Honor student agency. Trevor Muir, a teacher in Grand Rapids, Michigan, who uses project-based learning, had his students film a series of six-minute documentaries with World War II veterans. Ultimately, they created a red-carpet event at a local movie theater. Although they faced tight constraints—a packed curriculum map, the lack of a studio, and no multimedia editing software—these students owned the creative process and found a way to film their movies with smart phones while tracking their mastery of the content standards. The result was something more personal and approachable than would've resulted if they'd tried to create a high-budget, highly edited documentary.

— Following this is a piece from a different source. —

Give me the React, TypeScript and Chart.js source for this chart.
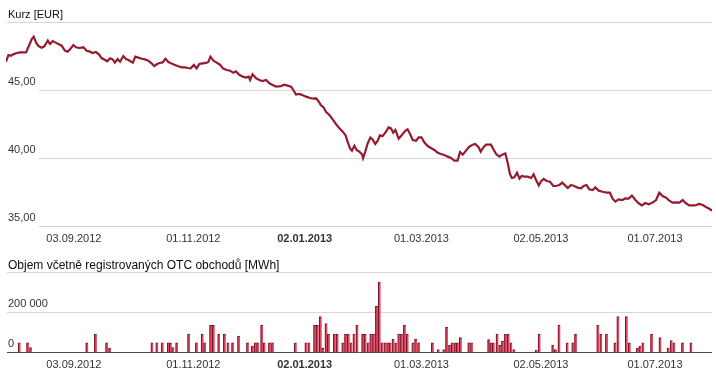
import React, { useEffect, useRef } from 'react';
import { Chart, registerables } from 'chart.js';

Chart.register(...registerables);

// ---- data (trading-day index from 30.07.2012, value) ----
const priceDay = [
  0.0, 0.9, 1.8, 2.7, 3.7, 5.2, 7.4, 8.2, 9.5, 10.2, 11.1, 11.9, 13.1, 14.1, 15.4, 16.2, 17.2, 18.1, 19.3, 20.5,
  21.7, 22.7, 23.6, 24.8, 25.8, 27.0, 28.5, 29.7, 30.9, 31.9, 33.1, 34.3, 35.2, 36.5, 37.3, 38.3, 39.3, 40.1, 41.1, 42.0,
  43.2, 44.2, 45.1, 46.7, 47.6, 48.7, 50.0, 51.2, 52.4, 53.6, 54.6, 55.5, 56.5, 57.7, 58.7, 59.8, 61.0, 62.2, 63.2, 64.7,
  65.9, 66.9, 68.0, 69.2, 70.2, 71.2, 72.4, 73.7, 74.5, 75.3, 76.4, 77.6, 78.8, 80.0, 81.3, 82.5, 83.7, 84.7, 85.9,
  87.2, 88.4, 89.4, 89.9, 90.8, 92.1, 93.3, 94.5, 95.8, 97.0, 98.2, 99.4, 101.3, 102.5, 103.7, 105.0, 105.8, 106.8, 108.0,
  109.3, 110.5, 112.0, 113.2, 114.2, 115.2, 116.0, 116.9, 117.9, 119.1, 120.3, 121.5, 122.8, 124.0, 125.0, 125.8, 126.7,
  127.4, 128.3, 129.1, 130.1, 131.1, 131.5, 132.3, 133.2, 134.2, 135.0, 136.0, 136.9, 137.7, 138.7, 139.7, 140.9, 141.8,
  142.6, 143.4, 144.6, 145.8, 147.1, 147.9, 148.8, 149.8, 151.0, 152.0, 153.0, 154.1, 155.3, 156.5, 157.7, 159.0, 160.2,
  161.4, 162.7, 163.9, 165.1, 166.3, 167.2, 168.2, 169.4, 170.6, 171.9, 172.8,
  174.1, 174.8, 175.8, 176.8, 178.6, 179.5, 180.5, 181.7, 182.7, 183.9, 184.8, 185.6, 186.3, 187.2, 188.2, 189.1, 189.9,
  190.9, 192.1, 193.4, 194.3, 195.2, 196.2, 197.0, 198.0, 199.1, 200.3, 201.6, 202.8, 203.8, 204.8, 205.6, 206.9, 208.1,
  209.3, 210.5, 211.8, 212.7, 213.8, 214.8, 216.1, 217.0, 218.3, 219.7, 221.2, 222.4, 223.4, 224.4, 225.6, 226.9, 228.1,
  229.3, 230.5, 231.8, 233.0, 234.2, 235.4, 236.7, 238.1, 239.4, 240.6, 241.8, 243.1, 244.3, 245.5, 246.7, 248.0, 249.2,
  250.4, 251.6, 252.9, 254.1, 255.3, 256.6, 257.8, 259.0, 260.0,
];
const priceVal = [
  47.08, 47.57, 47.52, 47.62, 47.70, 47.77, 47.77, 48.14, 48.75, 48.92, 48.48, 48.24, 48.11, 48.21, 48.63, 48.38, 48.60, 48.50, 48.38, 48.26,
  47.89, 47.82, 47.99, 48.31, 48.14, 48.09, 48.14, 47.89, 47.82, 47.72, 47.79, 47.60, 47.35, 47.21, 47.11, 47.33, 47.25, 47.01, 47.28, 47.08,
  47.50, 47.28, 47.21, 47.01, 47.45, 47.38, 47.30, 47.25, 47.16, 46.96, 46.76, 46.89, 46.99, 47.03, 47.30, 47.06, 46.94, 46.84, 46.76, 46.67,
  46.67, 46.62, 46.59, 46.84, 46.59, 46.91, 46.96, 46.99, 47.06, 47.45, 47.16, 47.01, 46.86, 46.57, 46.47, 46.42, 46.27, 46.37, 46.12,
  45.98, 45.91, 45.98, 45.74, 46.15, 45.86, 45.74, 45.66, 45.74, 45.49, 45.37, 45.25, 45.29, 45.39, 45.32, 45.25, 45.00, 44.66, 44.71,
  44.61, 44.51, 44.41, 44.36, 44.39, 44.14, 43.87, 43.73, 43.38, 43.16, 42.84, 42.50, 42.18, 41.94, 41.69, 41.20, 40.71,
  40.54, 40.91, 40.59, 40.47, 40.27, 39.98, 40.47, 41.08, 41.50, 41.37, 41.03, 41.27, 41.67, 41.62, 41.86, 42.25, 42.18,
  41.86, 42.06, 41.42, 41.69, 42.01, 42.11, 41.76, 41.32, 41.27, 41.52, 41.52, 41.13, 40.88, 40.74, 40.59, 40.39, 40.29,
  40.22, 40.10, 40.00, 39.80, 39.80, 40.44, 40.25, 40.54, 40.83, 40.98, 41.03,
  40.78, 40.47, 40.78, 40.98, 40.98, 40.64, 40.29, 40.10, 40.25, 40.34, 39.61, 38.82, 38.53, 38.58, 38.92, 38.48, 38.68,
  38.63, 38.63, 38.53, 38.80, 38.38, 37.99, 38.28, 38.46, 38.31, 38.26, 37.94, 37.96, 38.01, 38.19, 38.04, 37.79, 38.01,
  37.94, 37.82, 37.77, 37.94, 38.01, 37.70, 37.65, 37.84, 37.60, 37.52, 37.45, 37.45, 37.01, 36.79, 36.96, 36.91, 37.03,
  37.01, 37.23, 36.91, 36.67, 36.52, 36.69, 36.59, 36.72, 36.91, 37.45, 37.20, 37.08, 36.86, 36.72, 36.74, 36.72, 36.91,
  36.67, 36.52, 36.52, 36.54, 36.62, 36.54, 36.40, 36.27, 36.13,
];

const volDay = [
  4.9, 8.0, 9.1, 29.8, 33.0, 37.1, 38.2, 53.8, 55.6, 57.6, 59.8, 60.6, 61.5, 62.9, 67.3, 70.2, 72.3, 73.2, 75.4, 76.4,
  78.4, 80.5, 81.8, 83.5, 85.7, 89.0, 90.8, 91.8, 92.7, 94.2, 95.1, 97.1, 98.2, 106.6, 110.5, 111.6, 113.7, 114.7, 115.8,
  116.7, 117.9, 118.8, 121.0, 122.0, 124.1, 125.1, 126.1, 127.1, 128.2, 129.3, 131.4, 132.3, 133.4, 134.4, 135.4, 136.5,
  137.5, 138.5, 139.6, 140.6, 141.5, 142.6, 143.6, 144.7, 145.7, 146.8, 147.8, 149.9, 150.9, 152.0, 157.1, 159.2, 161.3,
  162.3, 163.4, 164.4, 165.4, 166.3, 167.4, 170.5, 171.5, 177.8, 178.6, 179.5, 180.9, 181.9, 182.9, 184.0, 185.0, 186.0,
  187.1, 195.3, 196.4, 201.4, 202.4, 203.7, 206.7, 208.8, 209.8, 218.0, 219.1, 221.2, 224.3, 225.4, 228.5, 229.6, 232.6,
  233.5, 234.6, 237.8, 240.9, 243.9, 245.0, 246.0, 249.2, 252.3,
];
const volVal = [
  46000, 46000, 22000, 46000, 90000, 46000, 20000, 46000, 46000, 46000, 46000, 46000, 22000, 46000, 90000, 46000, 90000, 46000, 133000, 133000,
  90000, 90000, 46000, 46000, 80000, 46000, 30000, 46000, 46000, 133000, 46000, 46000, 46000, 46000, 46000, 46000, 133000, 133000, 177000,
  18000, 142000, 90000, 90000, 90000, 46000, 90000, 90000, 46000, 90000, 133000, 90000, 90000, 46000, 90000, 90000, 228000,
  350000, 46000, 46000, 46000, 46000, 63000, 46000, 90000, 90000, 133000, 90000, 46000, 63000, 46000, 46000, 12000, 12000,
  123000, 35000, 46000, 46000, 46000, 72000, 46000, 46000, 62000, 46000, 46000, 90000, 33000, 55000, 90000, 90000, 46000,
  12000, 8000, 90000, 35000, 12000, 133000, 46000, 46000, 90000, 133000, 90000, 90000, 46000, 177000, 177000, 46000, 18000,
  28000, 46000, 90000, 72000, 20000, 57000, 46000, 46000, 46000,
];

const tickDay = [25, 69, 110, 153, 197, 239];
const tickLabel = ['03.09.2012', '01.11.2012', '02.01.2013', '01.03.2013', '02.05.2013', '01.07.2013'];
const boldTickLabel = '02.01.2013';
const priceRange = [35, 50];
const priceStep = 5;
const volRange = [0, 400000];
const volStep = 200000;
const priceTitle = 'Kurz [EUR]';
const volTitle = 'Objem včetně registrovaných OTC obchodů [MWh]';

const FONT = 'Arial, "Liberation Sans", Helvetica, sans-serif';
const LINE_COLOR = '#961a30';
const BAR_FILL = '#e04863';
const BAR_EDGE = '#7e1628';

const labelFor = (v: number) => {
  const i = tickDay.indexOf(v);
  return i >= 0 ? tickLabel[i] : '';
};

function decoPlugin(title: string, titleSize: number, titleBaseline: number, gridStart: number, baseColor: string) {
  return {
    id: 'deco',
    beforeDatasetsDraw(chart: any) {
      const { ctx, chartArea, scales } = chart;
      const y = scales.y;
      ctx.save();
      ctx.lineWidth = 1;
      y.ticks.forEach((t: any) => {
        const py = Math.round(y.getPixelForValue(t.value)) + 0.5;
        const isMax = t.value === y.max;
        const isMin = t.value === y.min;
        ctx.strokeStyle = isMin ? baseColor : '#d6d6d6';
        ctx.beginPath();
        ctx.moveTo(isMax ? 7 : gridStart, py);
        ctx.lineTo(chartArea.right, py);
        ctx.stroke();
      });
      ctx.restore();
    },
    afterDraw(chart: any) {
      const { ctx } = chart;
      ctx.save();
      ctx.fillStyle = '#0d0d0d';
      ctx.font = `${titleSize}px ${FONT}`;
      ctx.textBaseline = 'alphabetic';
      ctx.textAlign = 'left';
      ctx.fillText(title, 8, titleBaseline);
      ctx.restore();
    },
  };
}

function xScale() {
  return {
    type: 'linear',
    min: 0,
    max: 260,
    offset: false,
    grid: { display: false, drawTicks: false },
    border: { display: false },
    afterBuildTicks: (s: any) => {
      s.ticks = tickDay.map((v) => ({ value: v }));
    },
    afterFit: (s: any) => {
      s.height = 24;
    },
    ticks: {
      autoSkip: false,
      maxRotation: 0,
      minRotation: 0,
      padding: 6,
      color: '#333',
      font: (c: any) => ({
        family: FONT,
        size: 11,
        weight: c.tick && labelFor(c.tick.value) === boldTickLabel ? 'bold' : 'normal',
      }),
      callback: (v: any) => labelFor(Number(v)),
    },
  };
}

function yScale(range: number[], step: number, fmt: (v: number) => string) {
  return {
    min: range[0],
    max: range[1],
    grid: { display: false, drawTicks: false },
    border: { display: false },
    afterFit: (s: any) => {
      s.width = 0;
    },
    ticks: {
      stepSize: step,
      mirror: true,
      padding: 2,
      labelOffset: -8,
      color: '#333',
      font: { family: FONT, size: 11 },
      callback: (v: any) => (Number(v) === range[1] ? '' : fmt(Number(v))),
    },
  };
}

const fmtPrice = (v: number) => v.toFixed(2).replace('.', ',');
const fmtVol = (v: number) => String(Math.round(v)).replace(/\B(?=(\d{3})+(?!\d))/g, ' ');

export default function App() {
  const topRef = useRef<HTMLCanvasElement>(null);
  const botRef = useRef<HTMLCanvasElement>(null);

  useEffect(() => {
    const top = new Chart(topRef.current as HTMLCanvasElement, {
      type: 'line',
      data: {
        datasets: [
          {
            data: priceDay.map((d, i) => ({ x: d, y: priceVal[i] })),
            borderColor: LINE_COLOR,
            borderWidth: 2.2,
            pointRadius: 0,
            tension: 0,
            fill: false,
          },
        ],
      },
      options: {
        animation: false,
        responsive: false,
        maintainAspectRatio: false,
        layout: { padding: { left: 6, right: 4, top: 22, bottom: 0 } },
        plugins: { legend: { display: false }, tooltip: { enabled: false } },
        scales: {
          x: xScale() as any,
          y: yScale(priceRange, priceStep, fmtPrice) as any,
        },
      },
      plugins: [decoPlugin(priceTitle, 11, 18, 39, '#cfcfcf')],
    });

    const bot = new Chart(botRef.current as HTMLCanvasElement, {
      type: 'bar',
      data: {
        datasets: [
          {
            data: volDay.map((d, i) => ({ x: d, y: volVal[i] })),
            backgroundColor: BAR_FILL,
            borderColor: BAR_EDGE,
            borderWidth: { left: 1.2, top: 1, right: 0, bottom: 0 },
            borderSkipped: false,
            barThickness: 2.5,
          } as any,
        ],
      },
      options: {
        animation: false,
        responsive: false,
        maintainAspectRatio: false,
        layout: { padding: { left: 6, right: 4, top: 22, bottom: 0 } },
        plugins: { legend: { display: false }, tooltip: { enabled: false } },
        scales: {
          x: xScale() as any,
          y: yScale(volRange, volStep, fmtVol) as any,
        },
      },
      plugins: [decoPlugin(volTitle, 12, 19, 7, '#4a4a4a')],
    });

    return () => {
      top.destroy();
      bot.destroy();
    };
  }, []);

  return (
    <div
      style={{
        position: 'fixed',
        left: 0,
        top: 0,
        width: 716,
        height: 373,
        overflow: 'hidden',
        background: '#fff',
      }}
    >
      <canvas ref={topRef} width={716} height={250} style={{ position: 'absolute', left: 0, top: 0 }} />
      <canvas ref={botRef} width={716} height={126} style={{ position: 'absolute', left: 0, top: 250 }} />
    </div>
  );
}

Focus on intrinsic motivation. Students are more likely to embrace creative constraint if they're solving a problem they find meaningful. In the case of the mural project, my students cared deeply about their community and were personally invested in the results. Sometimes motivation is less profound. I used to do MacGyver-style challenges in which students had to complete a challenge in 45 minutes using 4–6 available items. They found the challenges so intriguing that they embraced both the time constraint and the material limitations.
The Payoff
Creative constraint can be frustrating for teachers and students. It's challenging when systems don't work or when resources aren't available. And we don't want to fall into the trap of using creative constraint as an excuse for underfunding projects or tolerating policies that short-change kids. However, our students will work in a world in which they have to solve complex problems and design innovative solutions. When they embrace creative constraint, they grow into the creative, critical-thinking problem solvers we know they can be.